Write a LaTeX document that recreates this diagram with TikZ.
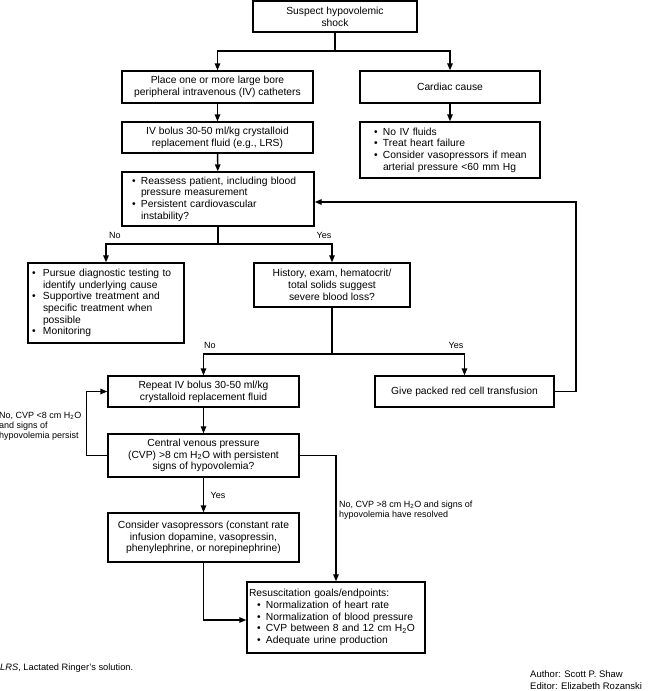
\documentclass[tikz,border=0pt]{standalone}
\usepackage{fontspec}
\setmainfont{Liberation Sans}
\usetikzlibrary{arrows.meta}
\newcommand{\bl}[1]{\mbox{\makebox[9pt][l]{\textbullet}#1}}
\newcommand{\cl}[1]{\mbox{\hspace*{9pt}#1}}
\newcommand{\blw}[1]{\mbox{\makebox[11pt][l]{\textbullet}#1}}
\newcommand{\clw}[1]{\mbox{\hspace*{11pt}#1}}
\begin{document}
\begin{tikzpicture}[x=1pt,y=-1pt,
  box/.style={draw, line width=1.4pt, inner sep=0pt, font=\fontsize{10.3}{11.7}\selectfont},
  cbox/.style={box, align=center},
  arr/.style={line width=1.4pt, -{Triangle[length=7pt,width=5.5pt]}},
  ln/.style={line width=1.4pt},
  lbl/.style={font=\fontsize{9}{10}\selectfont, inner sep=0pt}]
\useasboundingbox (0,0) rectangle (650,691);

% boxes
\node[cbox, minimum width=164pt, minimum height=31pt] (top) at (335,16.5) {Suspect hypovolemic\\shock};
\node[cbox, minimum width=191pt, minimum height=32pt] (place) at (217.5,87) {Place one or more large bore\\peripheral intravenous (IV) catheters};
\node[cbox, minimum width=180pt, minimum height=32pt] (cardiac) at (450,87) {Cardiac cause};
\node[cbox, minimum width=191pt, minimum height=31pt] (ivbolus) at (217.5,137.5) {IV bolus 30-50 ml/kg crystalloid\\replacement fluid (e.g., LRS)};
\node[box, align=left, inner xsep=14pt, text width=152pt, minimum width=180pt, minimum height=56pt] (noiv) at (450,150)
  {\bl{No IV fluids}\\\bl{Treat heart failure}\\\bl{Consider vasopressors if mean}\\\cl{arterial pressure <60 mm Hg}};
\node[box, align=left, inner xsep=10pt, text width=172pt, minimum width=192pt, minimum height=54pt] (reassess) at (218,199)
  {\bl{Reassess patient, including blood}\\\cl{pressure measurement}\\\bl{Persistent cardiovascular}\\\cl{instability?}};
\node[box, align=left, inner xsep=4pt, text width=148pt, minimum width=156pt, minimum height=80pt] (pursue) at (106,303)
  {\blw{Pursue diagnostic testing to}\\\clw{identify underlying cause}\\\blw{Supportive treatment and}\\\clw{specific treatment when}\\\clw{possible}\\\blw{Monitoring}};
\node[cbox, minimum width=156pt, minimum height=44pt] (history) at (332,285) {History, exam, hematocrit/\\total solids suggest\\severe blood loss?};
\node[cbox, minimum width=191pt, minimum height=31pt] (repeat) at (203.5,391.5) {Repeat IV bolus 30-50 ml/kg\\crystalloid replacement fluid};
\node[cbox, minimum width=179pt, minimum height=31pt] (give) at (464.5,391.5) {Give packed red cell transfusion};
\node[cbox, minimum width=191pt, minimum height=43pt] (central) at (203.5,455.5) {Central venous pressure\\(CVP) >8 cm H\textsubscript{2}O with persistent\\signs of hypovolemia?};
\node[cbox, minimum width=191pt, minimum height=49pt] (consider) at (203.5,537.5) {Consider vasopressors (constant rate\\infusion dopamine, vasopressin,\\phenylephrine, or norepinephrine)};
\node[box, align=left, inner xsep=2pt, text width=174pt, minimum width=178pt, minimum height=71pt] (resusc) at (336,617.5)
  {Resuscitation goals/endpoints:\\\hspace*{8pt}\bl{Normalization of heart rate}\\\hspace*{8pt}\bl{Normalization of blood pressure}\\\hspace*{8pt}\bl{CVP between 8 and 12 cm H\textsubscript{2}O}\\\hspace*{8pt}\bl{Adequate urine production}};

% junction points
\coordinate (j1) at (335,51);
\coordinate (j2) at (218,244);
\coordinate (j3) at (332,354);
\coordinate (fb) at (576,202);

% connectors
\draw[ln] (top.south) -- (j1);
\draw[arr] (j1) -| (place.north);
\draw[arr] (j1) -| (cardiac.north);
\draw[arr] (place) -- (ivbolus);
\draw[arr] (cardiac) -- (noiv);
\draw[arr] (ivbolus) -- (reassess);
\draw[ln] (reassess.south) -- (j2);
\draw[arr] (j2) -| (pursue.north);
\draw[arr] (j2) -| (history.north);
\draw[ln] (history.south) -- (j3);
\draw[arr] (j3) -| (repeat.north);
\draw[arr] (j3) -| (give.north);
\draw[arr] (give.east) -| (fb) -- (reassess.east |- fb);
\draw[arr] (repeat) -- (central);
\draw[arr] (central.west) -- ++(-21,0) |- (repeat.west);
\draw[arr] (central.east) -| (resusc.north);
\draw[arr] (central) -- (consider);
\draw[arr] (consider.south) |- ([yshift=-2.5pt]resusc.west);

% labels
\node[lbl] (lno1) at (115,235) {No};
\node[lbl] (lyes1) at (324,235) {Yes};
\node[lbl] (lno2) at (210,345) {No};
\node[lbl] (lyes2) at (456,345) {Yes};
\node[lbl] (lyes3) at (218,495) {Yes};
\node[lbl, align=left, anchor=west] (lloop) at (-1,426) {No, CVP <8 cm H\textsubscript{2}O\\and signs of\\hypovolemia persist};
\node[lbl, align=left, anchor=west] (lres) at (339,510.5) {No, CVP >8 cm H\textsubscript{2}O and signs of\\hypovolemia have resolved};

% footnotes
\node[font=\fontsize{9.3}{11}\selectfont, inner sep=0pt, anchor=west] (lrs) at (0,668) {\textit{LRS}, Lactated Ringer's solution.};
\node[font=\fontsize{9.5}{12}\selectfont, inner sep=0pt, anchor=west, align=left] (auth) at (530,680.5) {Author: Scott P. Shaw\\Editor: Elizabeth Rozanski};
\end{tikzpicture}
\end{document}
###
### Objective
Transcribe the full listing above exactly as it stands, minus the pictures.

### Written solution
Write a LaTeX document that recreates this diagram with TikZ.
\documentclass[tikz,border=0pt]{standalone}
\usepackage{fontspec}
\setmainfont{Liberation Sans}
\usetikzlibrary{arrows.meta}
\newcommand{\bl}[1]{\mbox{\makebox[9pt][l]{\textbullet}#1}}
\newcommand{\cl}[1]{\mbox{\hspace*{9pt}#1}}
\newcommand{\blw}[1]{\mbox{\makebox[11pt][l]{\textbullet}#1}}
\newcommand{\clw}[1]{\mbox{\hspace*{11pt}#1}}
\begin{document}
\begin{tikzpicture}[x=1pt,y=-1pt,
  box/.style={draw, line width=1.4pt, inner sep=0pt, font=\fontsize{10.3}{11.7}\selectfont},
  cbox/.style={box, align=center},
  arr/.style={line width=1.4pt, -{Triangle[length=7pt,width=5.5pt]}},
  ln/.style={line width=1.4pt},
  lbl/.style={font=\fontsize{9}{10}\selectfont, inner sep=0pt}]
\useasboundingbox (0,0) rectangle (650,691);

% boxes
\node[cbox, minimum width=164pt, minimum height=31pt] (top) at (335,16.5) {Suspect hypovolemic\\shock};
\node[cbox, minimum width=191pt, minimum height=32pt] (place) at (217.5,87) {Place one or more large bore\\peripheral intravenous (IV) catheters};
\node[cbox, minimum width=180pt, minimum height=32pt] (cardiac) at (450,87) {Cardiac cause};
\node[cbox, minimum width=191pt, minimum height=31pt] (ivbolus) at (217.5,137.5) {IV bolus 30-50 ml/kg crystalloid\\replacement fluid (e.g., LRS)};
\node[box, align=left, inner xsep=14pt, text width=152pt, minimum width=180pt, minimum height=56pt] (noiv) at (450,150)
  {\bl{No IV fluids}\\\bl{Treat heart failure}\\\bl{Consider vasopressors if mean}\\\cl{arterial pressure <60 mm Hg}};
\node[box, align=left, inner xsep=10pt, text width=172pt, minimum width=192pt, minimum height=54pt] (reassess) at (218,199)
  {\bl{Reassess patient, including blood}\\\cl{pressure measurement}\\\bl{Persistent cardiovascular}\\\cl{instability?}};
\node[box, align=left, inner xsep=4pt, text width=148pt, minimum width=156pt, minimum height=80pt] (pursue) at (106,303)
  {\blw{Pursue diagnostic testing to}\\\clw{identify underlying cause}\\\blw{Supportive treatment and}\\\clw{specific treatment when}\\\clw{possible}\\\blw{Monitoring}};
\node[cbox, minimum width=156pt, minimum height=44pt] (history) at (332,285) {History, exam, hematocrit/\\total solids suggest\\severe blood loss?};
\node[cbox, minimum width=191pt, minimum height=31pt] (repeat) at (203.5,391.5) {Repeat IV bolus 30-50 ml/kg\\crystalloid replacement fluid};
\node[cbox, minimum width=179pt, minimum height=31pt] (give) at (464.5,391.5) {Give packed red cell transfusion};
\node[cbox, minimum width=191pt, minimum height=43pt] (central) at (203.5,455.5) {Central venous pressure\\(CVP) >8 cm H\textsubscript{2}O with persistent\\signs of hypovolemia?};
\node[cbox, minimum width=191pt, minimum height=49pt] (consider) at (203.5,537.5) {Consider vasopressors (constant rate\\infusion dopamine, vasopressin,\\phenylephrine, or norepinephrine)};
\node[box, align=left, inner xsep=2pt, text width=174pt, minimum width=178pt, minimum height=71pt] (resusc) at (336,617.5)
  {Resuscitation goals/endpoints:\\\hspace*{8pt}\bl{Normalization of heart rate}\\\hspace*{8pt}\bl{Normalization of blood pressure}\\\hspace*{8pt}\bl{CVP between 8 and 12 cm H\textsubscript{2}O}\\\hspace*{8pt}\bl{Adequate urine production}};

% junction points
\coordinate (j1) at (335,51);
\coordinate (j2) at (218,244);
\coordinate (j3) at (332,354);
\coordinate (fb) at (576,202);

% connectors
\draw[ln] (top.south) -- (j1);
\draw[arr] (j1) -| (place.north);
\draw[arr] (j1) -| (cardiac.north);
\draw[arr] (place) -- (ivbolus);
\draw[arr] (cardiac) -- (noiv);
\draw[arr] (ivbolus) -- (reassess);
\draw[ln] (reassess.south) -- (j2);
\draw[arr] (j2) -| (pursue.north);
\draw[arr] (j2) -| (history.north);
\draw[ln] (history.south) -- (j3);
\draw[arr] (j3) -| (repeat.north);
\draw[arr] (j3) -| (give.north);
\draw[arr] (give.east) -| (fb) -- (reassess.east |- fb);
\draw[arr] (repeat) -- (central);
\draw[arr] (central.west) -- ++(-21,0) |- (repeat.west);
\draw[arr] (central.east) -| (resusc.north);
\draw[arr] (central) -- (consider);
\draw[arr] (consider.south) |- ([yshift=-2.5pt]resusc.west);

% labels
\node[lbl] (lno1) at (115,235) {No};
\node[lbl] (lyes1) at (324,235) {Yes};
\node[lbl] (lno2) at (210,345) {No};
\node[lbl] (lyes2) at (456,345) {Yes};
\node[lbl] (lyes3) at (218,495) {Yes};
\node[lbl, align=left, anchor=west] (lloop) at (-1,426) {No, CVP <8 cm H\textsubscript{2}O\\and signs of\\hypovolemia persist};
\node[lbl, align=left, anchor=west] (lres) at (339,510.5) {No, CVP >8 cm H\textsubscript{2}O and signs of\\hypovolemia have resolved};

% footnotes
\node[font=\fontsize{9.3}{11}\selectfont, inner sep=0pt, anchor=west] (lrs) at (0,668) {\textit{LRS}, Lactated Ringer's solution.};
\node[font=\fontsize{9.5}{12}\selectfont, inner sep=0pt, anchor=west, align=left] (auth) at (530,680.5) {Author: Scott P. Shaw\\Editor: Elizabeth Rozanski};
\end{tikzpicture}
\end{document}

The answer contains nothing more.